• _PROVIDED MATERIAL_:

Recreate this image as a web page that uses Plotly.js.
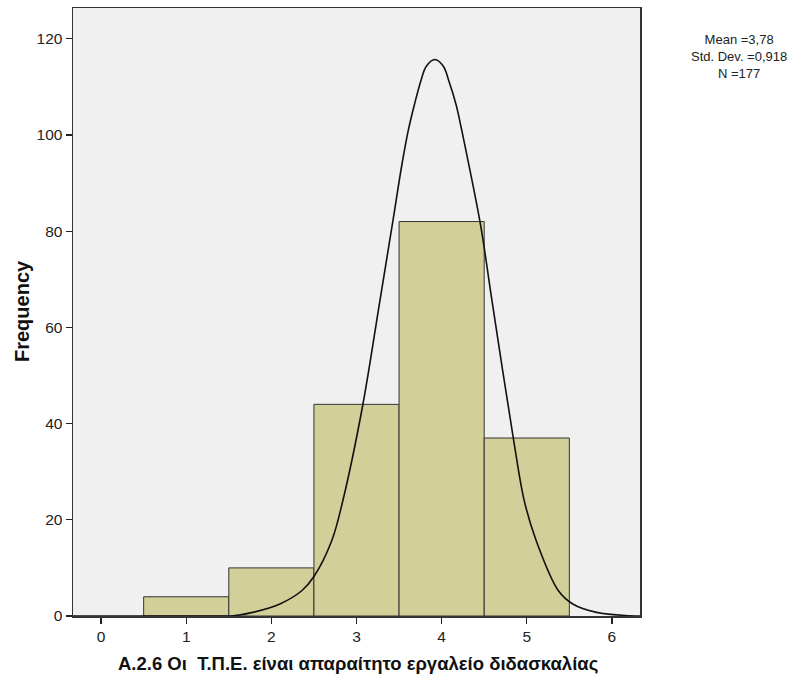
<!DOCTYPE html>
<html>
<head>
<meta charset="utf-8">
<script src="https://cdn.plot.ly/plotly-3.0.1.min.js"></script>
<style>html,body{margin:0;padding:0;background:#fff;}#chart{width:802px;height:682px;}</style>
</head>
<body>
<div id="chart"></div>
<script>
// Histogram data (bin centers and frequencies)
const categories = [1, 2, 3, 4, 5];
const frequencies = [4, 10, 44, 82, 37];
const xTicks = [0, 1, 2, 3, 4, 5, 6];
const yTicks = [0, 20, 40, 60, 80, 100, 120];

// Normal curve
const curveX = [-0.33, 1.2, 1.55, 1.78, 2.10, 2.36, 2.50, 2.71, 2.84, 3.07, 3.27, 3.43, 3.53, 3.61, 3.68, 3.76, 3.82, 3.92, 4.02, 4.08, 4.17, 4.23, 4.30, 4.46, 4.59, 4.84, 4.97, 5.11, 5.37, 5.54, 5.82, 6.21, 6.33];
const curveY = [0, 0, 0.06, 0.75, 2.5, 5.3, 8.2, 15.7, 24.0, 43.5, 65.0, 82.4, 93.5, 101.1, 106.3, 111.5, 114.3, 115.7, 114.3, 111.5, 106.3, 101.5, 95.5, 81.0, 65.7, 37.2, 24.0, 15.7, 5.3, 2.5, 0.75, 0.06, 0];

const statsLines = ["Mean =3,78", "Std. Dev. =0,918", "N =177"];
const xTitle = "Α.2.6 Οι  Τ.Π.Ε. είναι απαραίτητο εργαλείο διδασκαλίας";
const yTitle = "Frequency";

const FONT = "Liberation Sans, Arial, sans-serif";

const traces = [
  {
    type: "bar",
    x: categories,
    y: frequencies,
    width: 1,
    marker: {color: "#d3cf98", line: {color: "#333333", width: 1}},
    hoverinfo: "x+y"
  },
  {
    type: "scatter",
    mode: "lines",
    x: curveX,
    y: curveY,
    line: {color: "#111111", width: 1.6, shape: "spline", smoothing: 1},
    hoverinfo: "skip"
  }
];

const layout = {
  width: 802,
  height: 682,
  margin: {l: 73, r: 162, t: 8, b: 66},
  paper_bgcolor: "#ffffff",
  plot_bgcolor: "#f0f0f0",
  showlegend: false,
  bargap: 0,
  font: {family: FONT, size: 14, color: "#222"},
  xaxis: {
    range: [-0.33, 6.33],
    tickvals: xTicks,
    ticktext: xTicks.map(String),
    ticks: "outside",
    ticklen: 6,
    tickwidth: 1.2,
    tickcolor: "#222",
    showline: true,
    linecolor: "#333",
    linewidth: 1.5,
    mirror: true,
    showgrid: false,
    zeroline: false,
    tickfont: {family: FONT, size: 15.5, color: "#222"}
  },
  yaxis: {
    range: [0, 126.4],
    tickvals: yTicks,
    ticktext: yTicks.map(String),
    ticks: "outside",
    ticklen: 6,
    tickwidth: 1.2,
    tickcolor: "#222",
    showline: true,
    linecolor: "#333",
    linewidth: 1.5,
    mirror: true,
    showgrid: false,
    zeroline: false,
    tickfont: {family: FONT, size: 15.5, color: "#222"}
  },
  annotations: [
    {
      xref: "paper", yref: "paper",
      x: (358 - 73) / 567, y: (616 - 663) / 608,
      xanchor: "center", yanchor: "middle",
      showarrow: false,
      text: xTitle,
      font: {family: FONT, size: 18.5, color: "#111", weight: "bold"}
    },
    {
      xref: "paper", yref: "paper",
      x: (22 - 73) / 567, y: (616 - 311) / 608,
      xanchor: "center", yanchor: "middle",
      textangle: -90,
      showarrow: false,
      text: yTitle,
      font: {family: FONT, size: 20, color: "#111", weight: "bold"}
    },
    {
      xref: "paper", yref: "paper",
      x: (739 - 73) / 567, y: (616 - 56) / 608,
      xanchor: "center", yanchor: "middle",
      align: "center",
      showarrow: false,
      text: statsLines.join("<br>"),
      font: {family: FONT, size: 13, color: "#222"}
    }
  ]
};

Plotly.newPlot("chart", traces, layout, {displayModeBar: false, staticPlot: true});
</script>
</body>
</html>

• _DIRECTIVE_: Output the lines above in full and exactly as given, omitting any pictures.

• _ANSWER TO THIS TASK_:
Recreate this image as a web page that uses Plotly.js.
<!DOCTYPE html>
<html>
<head>
<meta charset="utf-8">
<script src="https://cdn.plot.ly/plotly-3.0.1.min.js"></script>
<style>html,body{margin:0;padding:0;background:#fff;}#chart{width:802px;height:682px;}</style>
</head>
<body>
<div id="chart"></div>
<script>
// Histogram data (bin centers and frequencies)
const categories = [1, 2, 3, 4, 5];
const frequencies = [4, 10, 44, 82, 37];
const xTicks = [0, 1, 2, 3, 4, 5, 6];
const yTicks = [0, 20, 40, 60, 80, 100, 120];

// Normal curve
const curveX = [-0.33, 1.2, 1.55, 1.78, 2.10, 2.36, 2.50, 2.71, 2.84, 3.07, 3.27, 3.43, 3.53, 3.61, 3.68, 3.76, 3.82, 3.92, 4.02, 4.08, 4.17, 4.23, 4.30, 4.46, 4.59, 4.84, 4.97, 5.11, 5.37, 5.54, 5.82, 6.21, 6.33];
const curveY = [0, 0, 0.06, 0.75, 2.5, 5.3, 8.2, 15.7, 24.0, 43.5, 65.0, 82.4, 93.5, 101.1, 106.3, 111.5, 114.3, 115.7, 114.3, 111.5, 106.3, 101.5, 95.5, 81.0, 65.7, 37.2, 24.0, 15.7, 5.3, 2.5, 0.75, 0.06, 0];

const statsLines = ["Mean =3,78", "Std. Dev. =0,918", "N =177"];
const xTitle = "Α.2.6 Οι  Τ.Π.Ε. είναι απαραίτητο εργαλείο διδασκαλίας";
const yTitle = "Frequency";

const FONT = "Liberation Sans, Arial, sans-serif";

const traces = [
  {
    type: "bar",
    x: categories,
    y: frequencies,
    width: 1,
    marker: {color: "#d3cf98", line: {color: "#333333", width: 1}},
    hoverinfo: "x+y"
  },
  {
    type: "scatter",
    mode: "lines",
    x: curveX,
    y: curveY,
    line: {color: "#111111", width: 1.6, shape: "spline", smoothing: 1},
    hoverinfo: "skip"
  }
];

const layout = {
  width: 802,
  height: 682,
  margin: {l: 73, r: 162, t: 8, b: 66},
  paper_bgcolor: "#ffffff",
  plot_bgcolor: "#f0f0f0",
  showlegend: false,
  bargap: 0,
  font: {family: FONT, size: 14, color: "#222"},
  xaxis: {
    range: [-0.33, 6.33],
    tickvals: xTicks,
    ticktext: xTicks.map(String),
    ticks: "outside",
    ticklen: 6,
    tickwidth: 1.2,
    tickcolor: "#222",
    showline: true,
    linecolor: "#333",
    linewidth: 1.5,
    mirror: true,
    showgrid: false,
    zeroline: false,
    tickfont: {family: FONT, size: 15.5, color: "#222"}
  },
  yaxis: {
    range: [0, 126.4],
    tickvals: yTicks,
    ticktext: yTicks.map(String),
    ticks: "outside",
    ticklen: 6,
    tickwidth: 1.2,
    tickcolor: "#222",
    showline: true,
    linecolor: "#333",
    linewidth: 1.5,
    mirror: true,
    showgrid: false,
    zeroline: false,
    tickfont: {family: FONT, size: 15.5, color: "#222"}
  },
  annotations: [
    {
      xref: "paper", yref: "paper",
      x: (358 - 73) / 567, y: (616 - 663) / 608,
      xanchor: "center", yanchor: "middle",
      showarrow: false,
      text: xTitle,
      font: {family: FONT, size: 18.5, color: "#111", weight: "bold"}
    },
    {
      xref: "paper", yref: "paper",
      x: (22 - 73) / 567, y: (616 - 311) / 608,
      xanchor: "center", yanchor: "middle",
      textangle: -90,
      showarrow: false,
      text: yTitle,
      font: {family: FONT, size: 20, color: "#111", weight: "bold"}
    },
    {
      xref: "paper", yref: "paper",
      x: (739 - 73) / 567, y: (616 - 56) / 608,
      xanchor: "center", yanchor: "middle",
      align: "center",
      showarrow: false,
      text: statsLines.join("<br>"),
      font: {family: FONT, size: 13, color: "#222"}
    }
  ]
};

Plotly.newPlot("chart", traces, layout, {displayModeBar: false, staticPlot: true});
</script>
</body>
</html>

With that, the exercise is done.